Economics Transformed
We finish this match on the case of robustness. While it is true regular databases offer many techniques for database replication, a blockchain-charged database has a much higher fault tolerance. This is all stems from the final point in the previous section on redundancy. Since every node processes every transaction, no one node is critical to the greater database. The blockchain ensures all the nodes that go down can get back in sync, unlike regular databases which slowly but surely grind to a halt.

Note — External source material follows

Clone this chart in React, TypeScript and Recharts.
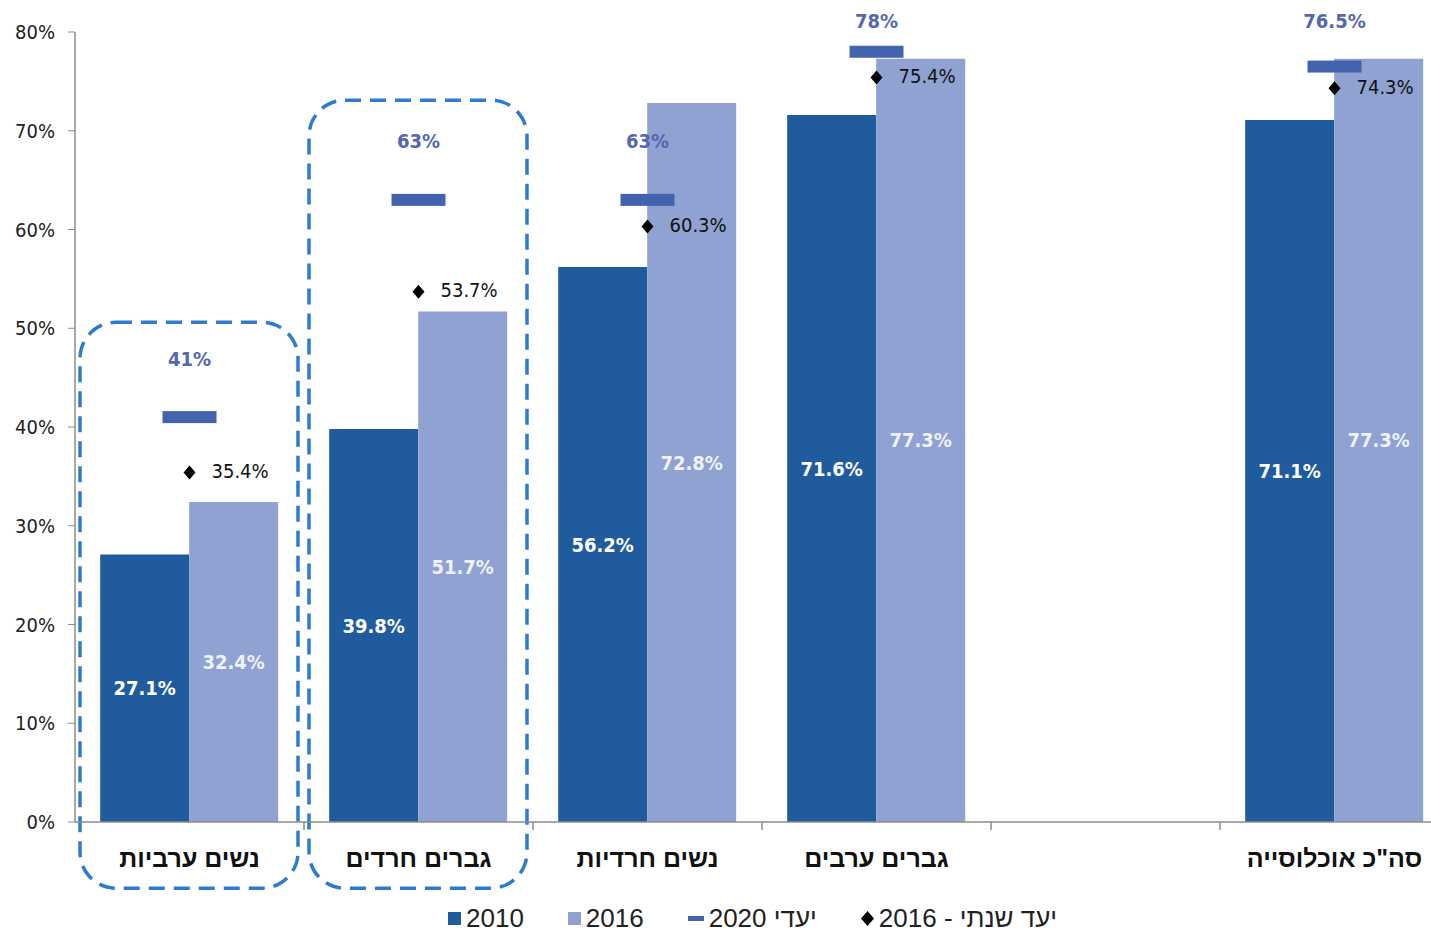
import React from "react";
import { Bar, ComposedChart, LabelList, Legend, ReferenceArea, Scatter, XAxis, YAxis } from "recharts";

const categories = ["נשים ערביות", "גברים חרדים", "נשים חרדיות", "גברים ערבים", "", 'סה"כ אוכלוסייה'];
const values2010 = [27.1, 39.8, 56.2, 71.6, null, 71.1];
const values2016 = [32.4, 51.7, 72.8, 77.3, null, 77.3];
const target2020 = [41, 63, 63, 78, null, 76.5];
const annual2016 = [35.4, 53.7, 60.3, 75.4, null, 74.3];
const yTicks = [0, 10, 20, 30, 40, 50, 60, 70, 80];

// dashed frames around the first two groups (in % units)
const boxedCategories = ["נשים ערביות", "גברים חרדים"];
const boxTops = [50.6, 73.1];
const boxBottom = -6.7;

const legendLabels = ["2010", "2016", "יעדי 2020", "יעד שנתי - 2016"];

const DARK = "#1f5b9d";
const LIGHT = "#8fa2d1";
const TARGET = "#4363ae";
const TARGET_TEXT = "#5467b0";
const FRAME = "#2d7bd0";
const FONT = '"DejaVu Sans Condensed", "Open Sans", "DejaVu Sans", sans-serif';

const rows = categories.map((name, i) => ({
  name,
  y2010: values2010[i],
  y2016: values2016[i],
  target: target2020[i],
  annual: annual2016[i],
}));

function CategoryTick(props: any) {
  const { x, y, payload, width } = props;
  const half = width / categories.length / 2;
  return (
    <g>
      <line x1={x + half} x2={x + half} y1={y} y2={y + 8} stroke="#8c8c8c" strokeWidth={1.5} />
      <text
        x={x}
        y={y + 45}
        textAnchor="middle"
        fill="#111"
        fontFamily='"Liberation Sans", Arial, sans-serif'
        fontWeight="bold"
        fontSize={25}
      >
        {payload.value}
      </text>
    </g>
  );
}

function TargetShape(props: any) {
  const { cx, cy, payload } = props;
  if (payload?.target == null || cx == null || cy == null) return <g />;
  return (
    <g>
      <rect x={cx - 27} y={cy - 6} width={54} height={12} fill={TARGET} />
      <text
        x={cx}
        y={Math.max(cy - 57, 22)}
        textAnchor="middle"
        dominantBaseline="middle"
        fill={TARGET_TEXT}
        fontFamily={FONT}
        fontWeight="bold"
        fontSize={20}
      >
        {`${payload.target}%`}
      </text>
    </g>
  );
}

function AnnualShape(props: any) {
  const { cx, cy, payload } = props;
  if (payload?.annual == null || cx == null || cy == null) return <g />;
  return (
    <g>
      <path d={`M${cx},${cy - 7} L${cx + 6},${cy} L${cx},${cy + 7} L${cx - 6},${cy} Z`} fill="#000" />
      <text x={cx + 22} y={cy} dominantBaseline="middle" fill="#111" fontFamily={FONT} fontSize={20}>
        {`${payload.annual.toFixed(1)}%`}
      </text>
    </g>
  );
}

function FrameShape(props: any) {
  const { x, y, width, height } = props;
  return (
    <rect
      x={x + 5}
      y={y}
      width={width - 11}
      height={height}
      rx={36}
      ry={36}
      fill="none"
      stroke={FRAME}
      strokeWidth={3.5}
      strokeDasharray="16 9"
    />
  );
}

function LegendContent() {
  const icon = (i: number) => {
    if (i === 0) return <span style={{ width: 13, height: 13, background: DARK, display: "inline-block" }} />;
    if (i === 1) return <span style={{ width: 13, height: 13, background: LIGHT, display: "inline-block" }} />;
    if (i === 2) return <span style={{ width: 16, height: 5, background: TARGET, display: "inline-block" }} />;
    return (
      <svg width={13} height={15}>
        <path d="M6.5,0 L13,7.5 L6.5,15 L0,7.5 Z" fill="#000" />
      </svg>
    );
  };
  return (
    <div
      style={{
        display: "flex",
        alignItems: "center",
        height: 30,
        paddingLeft: 448,
        fontFamily: '"Liberation Sans", Arial, sans-serif',
        fontSize: 26,
        color: "#222",
      }}
    >
      {legendLabels.map((label, i) => (
        <div key={label} style={{ display: "flex", alignItems: "center", marginRight: 44 }}>
          {icon(i)}
          <span style={{ marginLeft: 5 }}>{label}</span>
        </div>
      ))}
    </div>
  );
}

export default function App() {
  return (
    <div style={{ position: "absolute", left: 0, top: 0, width: 1431, height: 933, overflow: "hidden", background: "#fff" }}>
      <ComposedChart width={1449} height={933} data={rows} margin={{ top: 32, right: 0, bottom: 0, left: 0 }} barCategoryGap="11%" barGap={0}>
        <XAxis
          dataKey="name"
          height={81}
          axisLine={{ stroke: "#8c8c8c", strokeWidth: 1.5 }}
          tickLine={false}
          tickSize={0}
          tickMargin={0}
          interval={0}
          tick={<CategoryTick />}
        />
        <YAxis
          width={75}
          domain={[0, 80]}
          ticks={yTicks}
          tickFormatter={(v) => `${v}%`}
          axisLine={{ stroke: "#8c8c8c", strokeWidth: 1.5 }}
          tickLine={{ stroke: "#8c8c8c" }}
          tickSize={7}
          tickMargin={13}
          tick={{ fill: "#222", fontSize: 20, fontFamily: FONT }}
          interval={0}
        />
        {boxedCategories.map((c, i) => (
          <ReferenceArea key={c} x1={c} x2={c} y1={boxBottom} y2={boxTops[i]} ifOverflow="visible" shape={<FrameShape />} />
        ))}
        <Bar dataKey="y2010" fill={DARK} isAnimationActive={false}>
          <LabelList
            dataKey="y2010"
            position="center"
            formatter={(v: any) => (v == null ? "" : `${Number(v).toFixed(1)}%`)}
            fill="#ffffff"
            style={{ fontFamily: FONT, fontWeight: "bold", fontSize: 20 }}
          />
        </Bar>
        <Bar dataKey="y2016" fill={LIGHT} isAnimationActive={false}>
          <LabelList
            dataKey="y2016"
            position="center"
            formatter={(v: any) => (v == null ? "" : `${Number(v).toFixed(1)}%`)}
            fill="#eef2fa"
            style={{ fontFamily: FONT, fontWeight: "bold", fontSize: 20 }}
          />
        </Bar>
        <Scatter dataKey="target" shape={<TargetShape />} isAnimationActive={false} />
        <Scatter dataKey="annual" shape={<AnnualShape />} isAnimationActive={false} />
        <Legend verticalAlign="bottom" content={<LegendContent />} />
      </ComposedChart>
    </div>
  );
}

This transforms the economics of creating a database. Regular databases require expensive infrastructure to achieve best-in-class fault tolerance which even the leading enterprises can’t get right. With blockchain you can build an extremely robust database with say ten nodes around the world. Coincidently the low cost, high redundancy system isn’t too dissimilar to how Google built its early search engine. Well done Larry and Serge.
Ready to Analyse
We end in a tie ball game which conveniently gives us a lens to analyse our private blockchain projects. Is this an industry which values disintermediation and robustness or is confidentiality and performance the main concern? For example, extremely competitive markets often prefer the privacy of centralised databases. This is made all the more pertinent if there is a neutral central agency where the database can be stored.
Examples
There are plenty of areas where blockchain has strong use cases. Supply chain management and provenance tracking has many transacting parties, requires extreme fault tolerance and are subject to high levels of counterfeiting, theft & database corruption. Another example is small financial companies which continually run the risk of being hacked. The blockchain offers a nice solution to avoid the concentration of control and facilitate cheap and quick deployment of such financial systems.
Bottom line
At the risk of sounding obtuse, if trust, robustness and to a lesser extent security aren’t the primary drivers of a market than a private blockchain most likely isn’t the best nor necessary technology to serve it. Think twice before putting that turkey on the blockchain.